There has been plenty of controversy within the online poker community these days regarding online poker rooms that have systematically been getting rid of winning players.  Among the chief culprits, the iPoker Network.  It's VC Poker and Chili Poker online rooms are among the most vocal when it comes to this policy.

Certain customers of VC Poker, which is a subsidiary of British bookmaker Victor Chandler, received an email notifying of their account closures.

Chili Poker CEO Alexandre Dreyfus suggests that the new "no sharks" poker policy will provide an "eco-system that will bring in good players".

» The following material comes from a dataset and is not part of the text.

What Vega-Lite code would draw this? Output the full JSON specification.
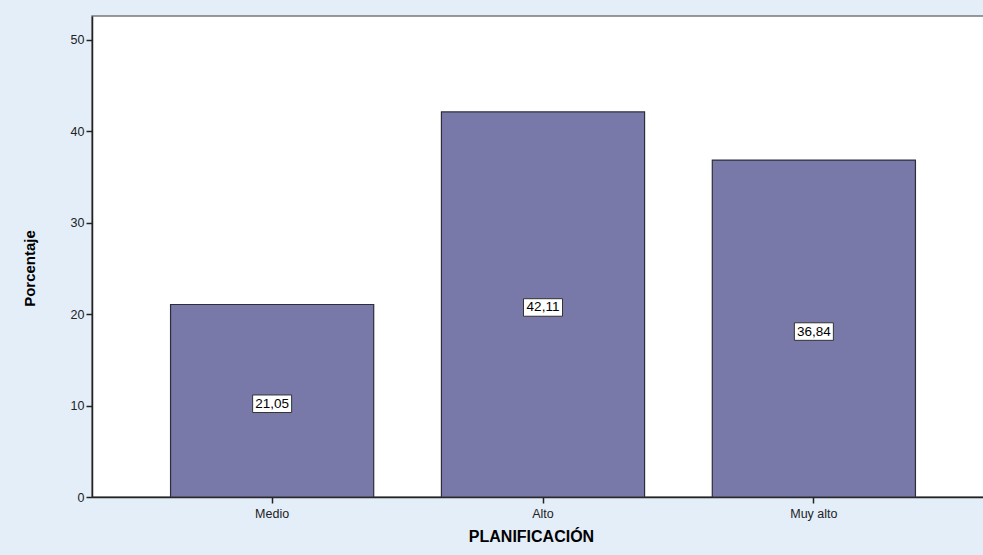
{
  "$schema": "https://vega.github.io/schema/vega-lite/v6.json",
  "autosize": {"type": "none"},
  "width": 902,
  "height": 481,
  "padding": {"left": 92, "top": 16, "right": 0, "bottom": 58},
  "background": "#e3eef9",
  "config": {
    "view": {"fill": "#ffffff", "stroke": "#7a7a7a", "strokeWidth": 1.5},
    "font": "Liberation Sans"
  },
  "data": {
    "values": [
      {"nivel": "Medio", "porcentaje": 21.05, "etiqueta": "21,05"},
      {"nivel": "Alto", "porcentaje": 42.11, "etiqueta": "42,11"},
      {"nivel": "Muy alto", "porcentaje": 36.84, "etiqueta": "36,84"}
    ]
  },
  "transform": [{"calculate": "datum.porcentaje / 2", "as": "mitad"}],
  "encoding": {
    "x": {
      "field": "nivel",
      "type": "nominal",
      "sort": ["Medio", "Alto", "Muy alto"],
      "scale": {"paddingInner": 0.25, "paddingOuter": 0.29},
      "axis": {
        "title": "PLANIFICACIÓN",
        "titleFont": "Liberation Sans",
        "titleFontSize": 16,
        "titleFontWeight": "bold",
        "titleColor": "#000000",
        "titlePadding": 9,
        "titleX": 439,
        "labelAngle": 0,
        "labelFontSize": 12.5,
        "labelColor": "#222222",
        "labelPadding": 4,
        "tickColor": "#222222",
        "tickSize": 6,
        "tickWidth": 1.5,
        "domainColor": "#222222",
        "domainWidth": 1.5
      }
    }
  },
  "layer": [
    {
      "mark": {"type": "bar", "fill": "#7879a8", "stroke": "#2e2e3a", "strokeWidth": 1.2},
      "encoding": {
        "y": {
          "field": "porcentaje",
          "type": "quantitative",
          "scale": {"domain": [0, 52.6], "nice": false},
          "axis": {
            "title": "Porcentaje",
            "titleFont": "Liberation Sans",
            "titleFontSize": 15,
            "titleFontWeight": "bold",
            "titleColor": "#000000",
            "titlePadding": 33,
            "titleY": 252,
            "values": [0, 10, 20, 30, 40, 50],
            "grid": false,
            "labelFontSize": 12.5,
            "labelColor": "#222222",
            "labelPadding": 2,
            "tickColor": "#222222",
            "tickSize": 6,
            "tickWidth": 1.5,
            "domainColor": "#222222",
            "domainWidth": 1.5
          }
        }
      }
    },
    {
      "mark": {
        "type": "point",
        "shape": "M-1,-0.45L1,-0.45L1,0.45L-1,0.45Z",
        "size": 1521,
        "filled": true,
        "fill": "#ffffff",
        "stroke": "#333333",
        "strokeWidth": 1,
        "opacity": 1,
        "yOffset": 3
      },
      "encoding": {
        "y": {"field": "mitad", "type": "quantitative"}
      }
    },
    {
      "mark": {"type": "text", "font": "Liberation Sans", "fontSize": 13.5, "color": "#000000", "baseline": "middle", "align": "center", "yOffset": 3},
      "encoding": {
        "y": {"field": "mitad", "type": "quantitative"},
        "text": {"field": "etiqueta"}
      }
    }
  ]
}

"I think that all iPoker licensees (direct or indirect) are agree to have better rules for the network to help to have a looser (less tight) network," said Dreyfus.

The Chili Poker CEO is not entirely convinced that the new trend will work for all online poker rooms.

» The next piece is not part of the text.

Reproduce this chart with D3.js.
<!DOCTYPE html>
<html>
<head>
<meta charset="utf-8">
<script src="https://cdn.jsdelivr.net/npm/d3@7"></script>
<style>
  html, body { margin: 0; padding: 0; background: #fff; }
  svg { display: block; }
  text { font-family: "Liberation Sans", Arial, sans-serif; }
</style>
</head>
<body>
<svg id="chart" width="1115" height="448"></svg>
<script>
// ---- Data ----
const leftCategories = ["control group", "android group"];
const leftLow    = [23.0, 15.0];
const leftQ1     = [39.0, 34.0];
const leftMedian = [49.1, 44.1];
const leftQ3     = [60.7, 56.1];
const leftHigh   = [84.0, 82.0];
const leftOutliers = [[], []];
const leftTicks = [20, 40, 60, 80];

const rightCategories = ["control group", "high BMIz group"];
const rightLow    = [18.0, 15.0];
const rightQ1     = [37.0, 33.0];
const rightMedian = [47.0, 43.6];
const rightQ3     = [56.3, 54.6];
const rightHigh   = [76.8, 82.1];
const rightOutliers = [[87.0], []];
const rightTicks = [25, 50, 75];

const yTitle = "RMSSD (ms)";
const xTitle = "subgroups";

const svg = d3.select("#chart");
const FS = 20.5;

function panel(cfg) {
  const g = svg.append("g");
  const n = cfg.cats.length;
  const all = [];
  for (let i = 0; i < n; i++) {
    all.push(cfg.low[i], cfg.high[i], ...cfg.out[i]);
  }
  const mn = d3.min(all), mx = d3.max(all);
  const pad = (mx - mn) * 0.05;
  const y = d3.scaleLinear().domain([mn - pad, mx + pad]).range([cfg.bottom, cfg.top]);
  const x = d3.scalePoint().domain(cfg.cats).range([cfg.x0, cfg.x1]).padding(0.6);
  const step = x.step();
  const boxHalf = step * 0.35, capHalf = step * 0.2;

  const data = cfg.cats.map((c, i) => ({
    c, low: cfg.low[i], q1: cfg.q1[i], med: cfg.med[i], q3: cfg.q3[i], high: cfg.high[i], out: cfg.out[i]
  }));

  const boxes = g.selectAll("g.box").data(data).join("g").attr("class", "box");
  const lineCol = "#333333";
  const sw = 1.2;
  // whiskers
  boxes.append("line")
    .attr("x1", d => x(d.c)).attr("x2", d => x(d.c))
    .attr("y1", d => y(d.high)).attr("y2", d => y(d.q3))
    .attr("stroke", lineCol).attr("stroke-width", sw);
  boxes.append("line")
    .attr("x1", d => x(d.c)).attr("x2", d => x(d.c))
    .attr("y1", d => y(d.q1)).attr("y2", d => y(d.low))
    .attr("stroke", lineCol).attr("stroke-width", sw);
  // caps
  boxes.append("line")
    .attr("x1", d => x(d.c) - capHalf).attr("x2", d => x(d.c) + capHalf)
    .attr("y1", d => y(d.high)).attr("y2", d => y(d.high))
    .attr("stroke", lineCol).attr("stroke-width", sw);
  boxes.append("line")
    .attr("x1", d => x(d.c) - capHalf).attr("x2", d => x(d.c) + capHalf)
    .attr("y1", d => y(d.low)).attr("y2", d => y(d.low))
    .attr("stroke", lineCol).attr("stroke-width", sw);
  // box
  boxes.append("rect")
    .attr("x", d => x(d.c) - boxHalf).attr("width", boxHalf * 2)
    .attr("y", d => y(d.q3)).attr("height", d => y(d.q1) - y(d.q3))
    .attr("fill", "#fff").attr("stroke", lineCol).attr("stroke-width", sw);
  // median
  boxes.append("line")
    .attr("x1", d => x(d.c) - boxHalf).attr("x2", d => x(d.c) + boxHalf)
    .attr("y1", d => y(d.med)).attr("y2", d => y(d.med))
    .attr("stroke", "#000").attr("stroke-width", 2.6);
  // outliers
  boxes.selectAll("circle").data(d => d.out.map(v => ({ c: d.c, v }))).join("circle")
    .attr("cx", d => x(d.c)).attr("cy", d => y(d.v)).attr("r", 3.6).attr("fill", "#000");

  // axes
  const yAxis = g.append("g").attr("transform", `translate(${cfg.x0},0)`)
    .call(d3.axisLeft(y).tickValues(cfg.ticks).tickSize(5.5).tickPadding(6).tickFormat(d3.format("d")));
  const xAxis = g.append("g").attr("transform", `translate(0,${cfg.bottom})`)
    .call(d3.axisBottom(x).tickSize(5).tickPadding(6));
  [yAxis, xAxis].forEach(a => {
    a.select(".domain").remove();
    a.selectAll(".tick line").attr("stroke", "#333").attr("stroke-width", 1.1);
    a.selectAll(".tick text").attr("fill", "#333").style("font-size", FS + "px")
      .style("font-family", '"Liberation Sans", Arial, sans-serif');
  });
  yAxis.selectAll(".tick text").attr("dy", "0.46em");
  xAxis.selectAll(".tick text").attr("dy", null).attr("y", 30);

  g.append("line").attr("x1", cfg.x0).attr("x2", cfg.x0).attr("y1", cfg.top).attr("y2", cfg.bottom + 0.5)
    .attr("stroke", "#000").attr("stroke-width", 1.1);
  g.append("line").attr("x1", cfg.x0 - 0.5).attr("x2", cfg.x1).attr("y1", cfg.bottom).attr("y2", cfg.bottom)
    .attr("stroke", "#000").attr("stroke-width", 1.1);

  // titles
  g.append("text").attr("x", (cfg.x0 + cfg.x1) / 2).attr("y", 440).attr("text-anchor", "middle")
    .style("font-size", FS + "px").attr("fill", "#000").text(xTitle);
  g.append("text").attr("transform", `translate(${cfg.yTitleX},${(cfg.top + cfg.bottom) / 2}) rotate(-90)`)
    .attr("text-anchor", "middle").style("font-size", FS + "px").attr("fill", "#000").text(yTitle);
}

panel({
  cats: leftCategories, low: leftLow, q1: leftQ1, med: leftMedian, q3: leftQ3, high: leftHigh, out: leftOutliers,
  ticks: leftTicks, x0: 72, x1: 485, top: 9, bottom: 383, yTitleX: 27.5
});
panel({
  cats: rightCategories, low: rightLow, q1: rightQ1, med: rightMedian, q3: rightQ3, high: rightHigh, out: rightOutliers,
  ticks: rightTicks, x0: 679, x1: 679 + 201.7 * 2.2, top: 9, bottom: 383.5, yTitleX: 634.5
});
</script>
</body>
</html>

"We still thinking that this ratio is not perfect and doesn't fit to all DNA of poker websites. But a least, we agree on the aim and the goals, so all poker-rooms have to work together".

iPoker is not the only online poker network engaging in practices of chasing away winners.  Both Microgaming (the 9th largest online poker network) and Bodog (the world's 15th largest room) have been moving more in this direction according to various reports on the Net, though the later may be a bit more subtle in its approach.

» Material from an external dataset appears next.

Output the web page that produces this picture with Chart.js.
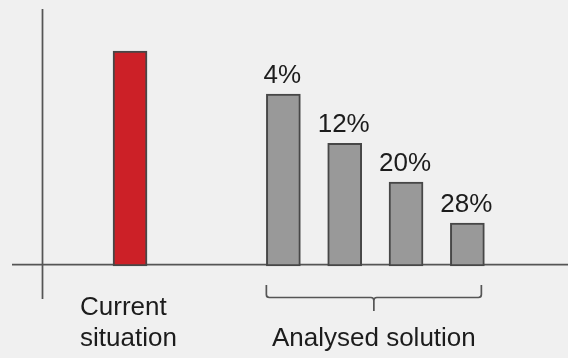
<!DOCTYPE html>
<html>
<head>
<meta charset="utf-8">
<script src="https://cdn.jsdelivr.net/npm/chart.js@4/dist/chart.umd.min.js"></script>
<style>
  html, body { margin: 0; padding: 0; background: #f0f0f0; }
  #wrap { width: 568px; height: 358px; position: relative; }
</style>
</head>
<body>
<div id="wrap"><canvas id="c" width="568" height="358"></canvas></div>
<script>
// Category labels
const currentLabel = ['Current', 'situation'];
const solutionLabel = 'Analysed solution';

// Bar values (relative cost, current situation = 100)
const currentValue = 100;
const solutionValues = [80, 57, 39, 20];

// Rate shown above each analysed-solution bar
const solutionRates = ['4%', '12%', '20%', '28%'];

// Colours
const RED = '#cc2027';
const GREY = '#999999';
const EDGE = '#474747';
const AXIS = '#555555';
const TEXT = '#1c1c1c';
const FONT = '26px "Liberation Sans", Arial, sans-serif';

// Slot layout: current bar, a wide gap, then the solutions with one slot between each
const SLOTS = 12;
const firstSolutionSlot = 5;
const slotValues = new Array(SLOTS).fill(null);
const slotColors = new Array(SLOTS).fill(GREY);
slotValues[0] = currentValue;
slotColors[0] = RED;
const solutionSlots = solutionValues.map((v, i) => {
  const s = firstSolutionSlot + 2 * i;
  slotValues[s] = v;
  return s;
});

const decor = {
  id: 'decor',
  beforeDatasetsDraw(chart) {
    const { ctx, scales: { y } } = chart;
    const zeroY = y.getPixelForValue(0) - 1.5;
    ctx.save();
    ctx.strokeStyle = AXIS;
    ctx.lineWidth = 1.75;
    ctx.beginPath();
    ctx.moveTo(12, zeroY);
    ctx.lineTo(chart.width, zeroY);
    ctx.moveTo(42.5, 9);
    ctx.lineTo(42.5, 299);
    ctx.stroke();
    ctx.restore();
  },
  afterDatasetsDraw(chart) {
    const { ctx } = chart;
    const bars = chart.getDatasetMeta(0).data;
    ctx.save();
    ctx.fillStyle = TEXT;
    ctx.font = FONT;
    ctx.textBaseline = 'alphabetic';

    // rate labels above the analysed-solution bars
    ctx.textAlign = 'center';
    solutionSlots.forEach((s, i) => {
      const b = bars[s];
      ctx.fillText(solutionRates[i], b.x - 1, b.y - 11);
    });

    // current situation label
    const red = bars[0];
    ctx.textAlign = 'left';
    ctx.fillText(currentLabel[0], red.x - 50, 315);
    ctx.fillText(currentLabel[1], red.x - 50, 346);

    // brace under the analysed-solution bars
    const first = bars[solutionSlots[0]];
    const last = bars[solutionSlots[solutionSlots.length - 1]];
    const x0 = first.x - first.width / 2;
    const x1 = last.x + last.width / 2 - 3;
    const mid = (x0 + x1) / 2;
    const top = 285, line = 297.5, tip = 311, r = 3;
    ctx.strokeStyle = AXIS;
    ctx.lineWidth = 1.7;
    ctx.beginPath();
    ctx.moveTo(x0, top);
    ctx.lineTo(x0, line - r);
    ctx.quadraticCurveTo(x0, line, x0 + r, line);
    ctx.lineTo(mid - r, line);
    ctx.quadraticCurveTo(mid, line, mid, line + r);
    ctx.lineTo(mid, tip);
    ctx.moveTo(mid, line + r);
    ctx.quadraticCurveTo(mid, line, mid + r, line);
    ctx.lineTo(x1 - r, line);
    ctx.quadraticCurveTo(x1, line, x1, line - r);
    ctx.lineTo(x1, top);
    ctx.stroke();

    ctx.textAlign = 'center';
    ctx.fillText(solutionLabel, mid, 346);
    ctx.restore();
  }
};

new Chart(document.getElementById('c'), {
  type: 'bar',
  data: {
    labels: slotValues.map((_, i) => String(i)),
    datasets: [{
      data: slotValues,
      backgroundColor: slotColors,
      borderColor: EDGE,
      borderWidth: 2,
      borderSkipped: false,
      barThickness: 34,
      clip: false
    }]
  },
  options: {
    responsive: false,
    animation: false,
    events: [],
    layout: { padding: { top: 51, bottom: 92, left: 114.7, right: 85.3 } },
    plugins: { legend: { display: false }, tooltip: { enabled: false } },
    scales: {
      x: { display: false, offset: true },
      y: { display: false, min: 0, max: 100 }
    }
  },
  plugins: [decor]
});
</script>
</body>
</html>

Microgaming has issued statements that it looks to prevent so-called "data mining" in its online rooms. Hand histories on observed tables will no longer be stored on players' computers and the practice of downloading and storing hand histories in bulk will be stopped.

Andrew Clucas, Head of Poker at Microgaming Software Systems, commented: "Concern has been rising over the long-term effect of third party software upon the poker industry as a whole, and in particular the negative effect it has on the recreational player demographic. The decision to put a stop to the practice of datamining on the Poker Network is part of Microgaming's overarching network strategy to support operators in attracting and retaining recreational players. It further demonstrates commitment in providing a secure and fair playing environment.

"I would like to emphasize that with this change, as with the change to Weighted Contribution, Microgaming is not seeking to alienate its winning players. There has been a move in the industry towards penalising winners; we believe that is the wrong approach. There will always be winners and losers in poker. What we are trying to achieve is a more level playing field for all the players."

Some see the Microgaming move as a good one.  Operators have long complained to Gambling911.com that the Microgaming Network was "full of sharks".

There was even an argument raised recently that high stakes poker players like Phil Ivey and Patrik Antonius should be banned from playing in online poker rooms.  One Gambling911.com reader commented that this might be impossible considering they appear to have an "ownership stake" in the world's second largest room, Full Tilt Poker. 

Bill Rini of Bill's Poker Blog claims that the two poker pros are "sharks" and "net withdrawers".

Rini writes:

"They (Ivey and Antonius) are bad for the site and should clearly be banned if you listen to iPoker who gave Blonde Poker three months notice to find a new network because they had too many winning players."

One Gambling911 reader argued: "Poker rooms earn a commission of rake from their players, it makes no difference if their players win or lose, as long as they play. Having pros on the site makes no difference. The only way it hurts a skin is if they give the pro all the rake back, or they pay players (props) to play. The room itself is not losing money since they only get a % of the rake that their players contribute. It is not the skins money that is being wagered with. the skin just collects the commission from the rake. In a nutshell!!"

The issue of fish vs. sharks in online poker rooms will most certainly remain a hot button topic throughout 2010 as more online "skins" find it difficult to sustain the rather substantial payout vs. take ratio.